I for Imagination: inventing our ideal future

Many exciting words start with I, like “innovate,” “information,” and “invention.” As an introvert who lives mostly in my own head, I thrive off of all of these abstract ideas. But there’s something magical about the idea that drives them all: “imagination.”

Whenever I think of that word, I remember the hilarious clip of Spongebob Squarepants spreading his hands to form a rainbow. Spongebob’s eternal optimism and determination to create something out of nothing always impresses me.

Like Spongebob, imagination seems to be a remnant of childhood. In the grown-up world, driven by cold, hard nuggets of data, there’s less room for broke English majors like Spongebob, who sit in cardboard boxes and tell stories.

But imagination is a way of thinking that can apply to the most ordinary objects around us. My dad created play-sets out of cardboard boxes for his kids and saved money on buying toys. Inventor extraordinaire Violet Baudelaire from A Series of Unfortunate Events can create live-saving devices out of any ordinary item. A well-honed imagination can literally save lives.

Anyone can develop the ability to see something that doesn’t exist and bring it to life in a clever new way. The explosive improvements in technology over the history of humankind resulted from the creativity of scientists, engineers, designers, and many kinds of resourceful people, not just elitists who sit in front of typewriters and MacBooks (looking at you, Ron Swanson). Disney invented “imagineering,” an amusing term to describe the creative process of engineering.

ronswanson
From the NBC show Parks and Recreation

But technology aside, the most important application of imagination is empathy for other people. J.K. Rowling said it best in her 2008 Harvard commencement speech:

“Imagination is not only the uniquely human capacity to envision that which is not, and, therefore, the foundation of all invention and innovation. In its arguably most transformative and revelatory capacity, it is the power that enables us to empathize with humans whose experiences we have never shared.”

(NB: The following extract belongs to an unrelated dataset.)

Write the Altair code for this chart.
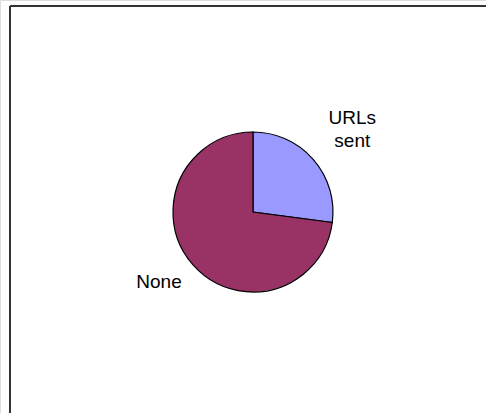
import altair as alt
import pandas as pd

categories = ["URLs sent", "None"]
values = [27.1, 72.9]
labels = ["URLs\nsent", "None"]
colors = ["#9999FF", "#993366"]

df = pd.DataFrame({
    "category": categories,
    "value": values,
    "label": labels,
    "idx": list(range(len(categories))),
})

cx, cy = 253, 212

base = alt.Chart(df).encode(
    theta=alt.Theta("value:Q", stack=True),
    order=alt.Order("idx:O"),
)

pie = base.mark_arc(radius=80, stroke="black", strokeWidth=1.2).encode(
    color=alt.Color("category:N", scale=alt.Scale(domain=categories, range=colors), legend=None),
    x=alt.value(cx),
    y=alt.value(cy),
)

text_style = dict(font="Liberation Sans", fontSize=19, color="black",
                  lineBreak="\n", align="center", baseline="middle", lineHeight=23)

text_urls = base.mark_text(radius=128, dx=3, dy=-10, **text_style).encode(
    text="label:N",
    opacity=alt.condition(alt.datum.category == "URLs sent", alt.value(1), alt.value(0)),
    x=alt.value(cx),
    y=alt.value(cy),
)
text_none = base.mark_text(radius=117, dx=-6, dy=-7, **text_style).encode(
    text="label:N",
    opacity=alt.condition(alt.datum.category == "None", alt.value(1), alt.value(0)),
    x=alt.value(cx),
    y=alt.value(cy),
)

frame_top = alt.Chart(df).mark_rule(color="#333333", strokeWidth=2).encode(
    x=alt.value(10), x2=alt.value(495), y=alt.value(6)
)
frame_left = alt.Chart(df).mark_rule(color="#333333", strokeWidth=2).encode(
    x=alt.value(10), y=alt.value(6), y2=alt.value(430)
)

chart = alt.layer(frame_top, frame_left, pie, text_urls, text_none).properties(
    width=486, height=413,
    padding=0,
    autosize=alt.AutoSizeParams(type="none"),
).configure_view(stroke=None).configure(background="white")

chart.save("out.html", embed_options={"renderer": "svg", "actions": False})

We desperately need stories, in the various forms of fiction and nuanced journalism, to help us imagine how other people are feeling. While we can’t meet most of the people sharing our planet, writers can create glimpses into other people’s worlds. We use fictional characters like Harry Potter to understand that we are not the only ones dealing with love, death, and the eternal friend zone. And when our own mind is overtaken with negative thoughts, it’s soothing to temporarily escape into someone else’s world. Imagination magically keeps hope alive.

So it doesn’t hurt to practice imagination in our spare time. Build tools out of ordinary household items. Act out a scene as a villainous character. Write a story about someone else’s life. Sketch things in crayons. It seems as though the older we grow, the more we have to consciously retain color in our lives.

The most powerful questions we can ask of the people and things around us are “what if . . . ” and “why . . . ?” Answering those questions with a flexible, empathetic mind is the only way we can invent a future that inches closer to the ideal for everyone.

This post is part of the Alphabet Project, where I write an article for each letter of the alphabet. It was inspired by Ash Huang’s Alphabet Meditations.